サウンドインスタレーションには、韓国の寺院にある伝統的な鐘をアクチュエータ(電気信号を運動に変換する装置)によって鳴らし、その共鳴現象を聞く作品や、音響彫刻的な作品では、観客の位置に応じて遠距離制御された動力によって静かに打ち鳴らされるウインドベル(長さの異なる金属の棒がぶつかりあって共鳴する楽器)によって、ジェネラティブに音空間が創出される作品などがある。

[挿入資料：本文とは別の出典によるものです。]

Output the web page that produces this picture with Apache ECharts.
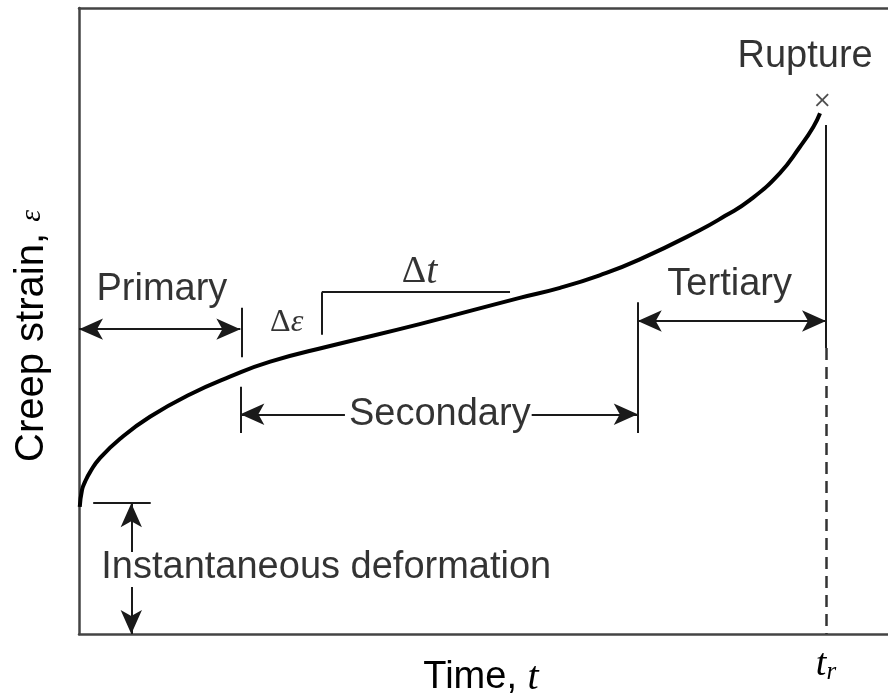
<!DOCTYPE html>
<html>
<head>
<meta charset="utf-8">
<script src="https://cdn.jsdelivr.net/npm/echarts@6/dist/echarts.min.js"></script>
<style>
  html, body { margin: 0; padding: 0; background: #fff; }
  #creep { width: 888px; height: 700px; }
</style>
</head>
<body>
<div id="creep"></div>
<script>
// creep curve (time in units where t_r = 10, strain in arbitrary units)
var curveTime   = [0.01, 0.04, 0.08, 0.15, 0.28, 0.55, 0.95, 1.49, 2.02, 2.56, 3.36, 4.56, 5.90, 6.44, 6.97, 7.50, 8.31, 8.65, 8.98, 9.38, 9.65, 9.83, 9.92];
var curveStrain = [2.03, 2.30, 2.43, 2.59, 2.81, 3.12, 3.47, 3.83, 4.11, 4.35, 4.60, 4.95, 5.37, 5.53, 5.73, 5.98, 6.45, 6.68, 6.93, 7.36, 7.78, 8.10, 8.32];

var ruptureTime = 10;
var rupturePoint = [9.95, 8.53];
var instantStrain = 2.09;

// stage boundaries
var primaryEnd = 2.16;
var secondaryEnd = 7.48;

// annotation labels: [time, strain, text]
var noteLabels = [
    [9.72, 9.23, 'Rupture'],
    [1.11, 5.50, 'Primary'],
    [4.83, 3.51, 'Secondary'],
    [8.71, 5.58, 'Tertiary'],
    [3.31, 1.07, 'Instantaneous deformation']
];
var slopeLabels = [
    [2.78, 4.97, '{d|Δ}{e|ε}'],
    [4.56, 5.78, '{D|Δ}{t|t}']
];

var xTickLabels = {10: '{t|t}{r|r}'};

var lineClr = '#1a1a1a';
var frameClr = '#444';
var textClr = '#000';
var sans = '"Liberation Sans", Arial, sans-serif';
var serif = '"Liberation Serif", "DejaVu Serif", serif';

function seg(a, b, s1, s2, extra) {
    var p = [{coord: a, symbol: s1 || 'none'}, {coord: b, symbol: s2 || 'none'}];
    if (extra) { p[0].lineStyle = extra; }
    return p;
}

var marks = [
    // primary
    seg([0, 4.87], [primaryEnd, 4.87], 'arrow', 'arrow'),
    seg([primaryEnd + 0.02, 5.21], [primaryEnd + 0.02, 4.42]),
    // secondary
    seg([primaryEnd, 3.95], [primaryEnd, 3.21]),
    seg([3.56, 3.51], [primaryEnd, 3.51], 'none', 'arrow'),
    seg([6.06, 3.51], [secondaryEnd, 3.51], 'none', 'arrow'),
    seg([secondaryEnd, 5.30], [secondaryEnd, 3.21]),
    // tertiary
    seg([secondaryEnd, 5.0], [ruptureTime, 5.0], 'arrow', 'arrow'),
    seg([ruptureTime, 8.13], [ruptureTime, 4.57]),
    seg([ruptureTime, 4.57], [ruptureTime, 0], 'none', 'none', {type: [12, 7], width: 2.5, color: '#333'}),
    // slope bracket
    seg([3.25, 4.78], [3.25, 5.46]),
    seg([3.25, 5.46], [5.77, 5.46]),
    // instantaneous deformation
    seg([0.19, instantStrain], [0.96, instantStrain]),
    seg([0.70, 1.31], [0.70, instantStrain], 'none', 'arrow'),
    seg([0.70, 0.75], [0.70, 0], 'none', 'arrow')
];

var frameLine = {show: true, onZero: false, lineStyle: {color: frameClr, width: 2.5}};

var chart = echarts.init(document.getElementById('creep'));
chart.setOption({
    animation: false,
    backgroundColor: '#fff',
    grid: {left: 79, top: 8, right: 0, bottom: 66},
    xAxis: [
        {
            type: 'value', min: 0, max: 10.83, interval: 10,
            axisLine: frameLine, axisTick: {show: false}, splitLine: {show: false},
            axisLabel: {
                margin: 12,
                showMaxLabel: false,
                formatter: function (v) { return xTickLabels[v] || ''; },
                rich: {
                    t: {fontFamily: serif, fontStyle: 'italic', fontSize: 38, color: textClr},
                    r: {fontFamily: serif, fontStyle: 'italic', fontSize: 25, color: textClr, verticalAlign: 'bottom', padding: [14, 0, 0, 0]}
                }
            }
        },
        {
            type: 'value', position: 'top', min: 0, max: 10.83,
            axisLine: frameLine, axisTick: {show: false}, splitLine: {show: false}, axisLabel: {show: false}
        }
    ],
    yAxis: {
        type: 'value', min: 0, max: 10,
        axisLine: frameLine, axisTick: {show: false}, splitLine: {show: false}, axisLabel: {show: false}
    },
    graphic: [
        {
            type: 'text', x: 32, y: 336, rotation: Math.PI / 2,
            style: {
                text: '{a|Creep strain, }{e|ε}',
                align: 'center', verticalAlign: 'middle',
                rich: {
                    a: {fontFamily: sans, fontSize: 40, fill: textClr},
                    e: {fontFamily: serif, fontStyle: 'italic', fontSize: 30, fill: textClr}
                }
            }
        },
        {
            type: 'text', x: 481, y: 678,
            style: {
                text: '{a|Time, }{t|t}',
                align: 'center', verticalAlign: 'middle',
                rich: {
                    a: {fontFamily: sans, fontSize: 38, fill: textClr},
                    t: {fontFamily: serif, fontStyle: 'italic', fontSize: 40, fill: textClr}
                }
            }
        }
    ],
    series: [
        {
            type: 'line',
            data: curveTime.map(function (t, i) { return [t, curveStrain[i]]; }),
            smooth: 0.5,
            showSymbol: false,
            lineStyle: {color: '#000', width: 4},
            markLine: {
                silent: true,
                symbolSize: [16, 24],
                label: {show: false},
                lineStyle: {color: lineClr, width: 2, type: 'solid'},
                itemStyle: {color: lineClr},
                data: marks
            },
            z: 3
        },
        {
            type: 'scatter',
            data: [rupturePoint],
            symbol: 'path://M0,1L1,0L5,4L9,0L10,1L6,5L10,9L9,10L5,6L1,10L0,9L4,5Z',
            symbolSize: 13,
            itemStyle: {color: '#222'}
        },
        {
            type: 'scatter',
            data: noteLabels.map(function (d) { return {value: [d[0], d[1]], name: d[2]}; }),
            symbolSize: 1,
            itemStyle: {color: 'rgba(0,0,0,0)'},
            label: {
                show: true, position: 'inside',
                formatter: '{b}',
                fontFamily: sans, fontSize: 38, color: textClr
            }
        },
        {
            type: 'scatter',
            data: slopeLabels.map(function (d) { return {value: [d[0], d[1]], name: d[2]}; }),
            symbolSize: 1,
            itemStyle: {color: 'rgba(0,0,0,0)'},
            label: {
                show: true, position: 'inside',
                formatter: '{b}',
                rich: {
                    d: {fontFamily: serif, fontSize: 32, color: textClr},
                    e: {fontFamily: serif, fontStyle: 'italic', fontSize: 32, color: textClr},
                    D: {fontFamily: serif, fontSize: 38, color: textClr},
                    t: {fontFamily: serif, fontStyle: 'italic', fontSize: 40, color: textClr}
                }
            }
        }
    ]
});
</script>
</body>
</html>
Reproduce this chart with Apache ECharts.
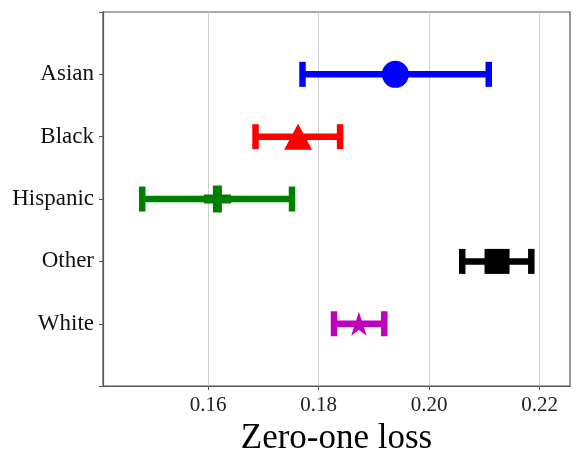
<!DOCTYPE html>
<html><head><meta charset="utf-8">
<script src="https://cdn.jsdelivr.net/npm/echarts@6/dist/echarts.min.js"></script>
<style>html,body{margin:0;padding:0;background:#fff}#c{width:578px;height:461px}</style>
</head><body><div id="c"></div>
<script>
var groups = ['Asian', 'Black', 'Hispanic', 'Other', 'White'];
var means = [0.1939, 0.1763, 0.1617, 0.2123, 0.1873];
var lower = [0.1771, 0.1686, 0.1481, 0.2060, 0.1828];
var upper = [0.2108, 0.1839, 0.1752, 0.2185, 0.1919];
var xTicks = [0.16, 0.18, 0.20, 0.22];
var colors = ['#0000ff', '#ff0000', '#008000', '#000000', '#bf00bf'];

var starPath = 'path://M0,-1L0.224,-0.308L0.951,-0.309L0.362,0.118L0.588,0.809L0,0.381L-0.588,0.809L-0.362,0.118L-0.951,-0.309L-0.224,-0.308Z';
var plusPath = 'path://M-1,-3H1V-1H3V1H1V3H-1V1H-3V-1H-1Z';
var symbols = ['circle', 'triangle', plusPath, 'rect', starPath];
var sizes = [27, [28, 26], 27, 25, [25, 24]];

var chart = echarts.init(document.getElementById('c'));
var errData = groups.map(function (g, i) { return [lower[i], upper[i], i]; });
var series = [{
  type: 'custom',
  data: errData,
  renderItem: function (params, api) {
    var i = api.value(2);
    var p1 = api.coord([api.value(0), i]);
    var p2 = api.coord([api.value(1), i]);
    var h = 12.5;
    var st = { stroke: colors[i], lineWidth: 6.5 };
    return { type: 'group', children: [
      { type: 'line', shape: { x1: p1[0], y1: p1[1], x2: p2[0], y2: p2[1] }, style: st },
      { type: 'line', shape: { x1: p1[0], y1: p1[1] - h, x2: p1[0], y2: p1[1] + h }, style: st },
      { type: 'line', shape: { x1: p2[0], y1: p2[1] - h, x2: p2[0], y2: p2[1] + h }, style: st }
    ]};
  },
  z: 2
}];
groups.forEach(function (g, i) {
  series.push({
    type: 'scatter', data: [[means[i], i]], symbol: symbols[i], symbolSize: sizes[i],
    itemStyle: { color: colors[i], opacity: 1 }, z: 3, silent: true
  });
});

chart.setOption({
  animation: false,
  grid: { left: 103, right: 8, top: 12, bottom: 74, show: true, borderColor: '#555', borderWidth: 1.2, backgroundColor: 'transparent' },
  xAxis: {
    type: 'value', min: 0.141, max: 0.2255,
    name: 'Zero-one loss', nameLocation: 'middle', nameGap: 33,
    nameTextStyle: { fontFamily: 'Liberation Serif', fontSize: 35, color: '#000' },
    axisLine: { show: true, onZero: false, lineStyle: { color: '#555', width: 1.2 } },
    axisTick: { show: true, length: 4, customValues: xTicks, lineStyle: { color: '#555' } },
    axisLabel: { customValues: xTicks, fontFamily: 'Liberation Serif', fontSize: 21, color: '#222', margin: 9,
      formatter: function (v) { return v.toFixed(2); } },
    splitLine: { show: true, lineStyle: { color: '#cfcfcf', width: 1 } }
  },
  yAxis: {
    type: 'value', min: -1, max: 5, interval: 1, inverse: true,
    axisLine: { show: true, onZero: false, lineStyle: { color: '#555', width: 1.2 } },
    axisTick: { show: true, length: 4, lineStyle: { color: '#555' } },
    axisLabel: { fontFamily: 'Liberation Serif', fontSize: 23, color: '#111', margin: 9,
      formatter: function (v) { return (v >= 0 && v < groups.length) ? groups[v] : ''; } },
    splitLine: { show: false }
  },
  series: series
});
</script></body></html>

これらは、二つの微妙に異なる周波数同士が干渉しあうことで生じる音響現象で、二つの音が合わさりながら、そこにもともと存在していなかった第三の波(周波数)があらわれ、周期的なうなり(聴覚上の音量の変化などによって顕在化する)を生じる、音響現象にもとづく作品である。また、アンビソニックス(没入型立体音響システム)を活用したマルチチャンネル・サウンドインスタレーションなど、テクノロジーを用いた通常とは異なる聴覚体験をもたらす作品など、幅広いサウンドアート作品を制作している。

今回出品されるサウンドインスタレーション作品『ゆっくり話して、そうすれば歌になるよ(Speak Slowly and It Will Become aSong)』は、会場である愛知県陶磁美術館の屋外空間に広がる自然環境に合わせて、音によって制作されたバーチュアルなサウンドスケープを、ヘッドフォンを着用して散策する。観客は現実の風景のなかを自由に歩くことができ、それによって、それぞれの訪れた場所に応じてヘッドフォンからさまざまな音があらわれることで、体験者がその環境のなかで個別の体験をする。現実環境自体を舞台にして、自身が見ているものと聞こえるものとのあいだで、現実と仮想の境界があいまいになる体験をすることが可能となる。またそれは、展示される場所と結びついた、場所に固有の内容をもつサイトスペシフィックな作品で、瀬戸のやきものや、韓国と日本に残された生活の痕跡を伝える女性が歌い継ぐ民謡など、その土地のリサーチにもとづいて制作されている。精緻な指向性スピーカーと立体音響技術により、この土地の土、水、火、植生、まちや人々から採集した音で構成されたバーチュアルな環境と実際の場所の自然環境とが多層的な環境を作り出し、現実空間がイマーシブシアターとなる作品である。

畠中実

(キュレーター・批評)

1968年生まれ。1996年のNTTインターコミュニケーション・センター[ICC]開館準備より同館に携わり、数多くの展覧会やイヴェントを企画し、2025年同館を退任。著書に、『現代アート10講』(共著、武蔵野美術大学出版局)、『メディア・アート原論』(共編著、フィルムアート社)。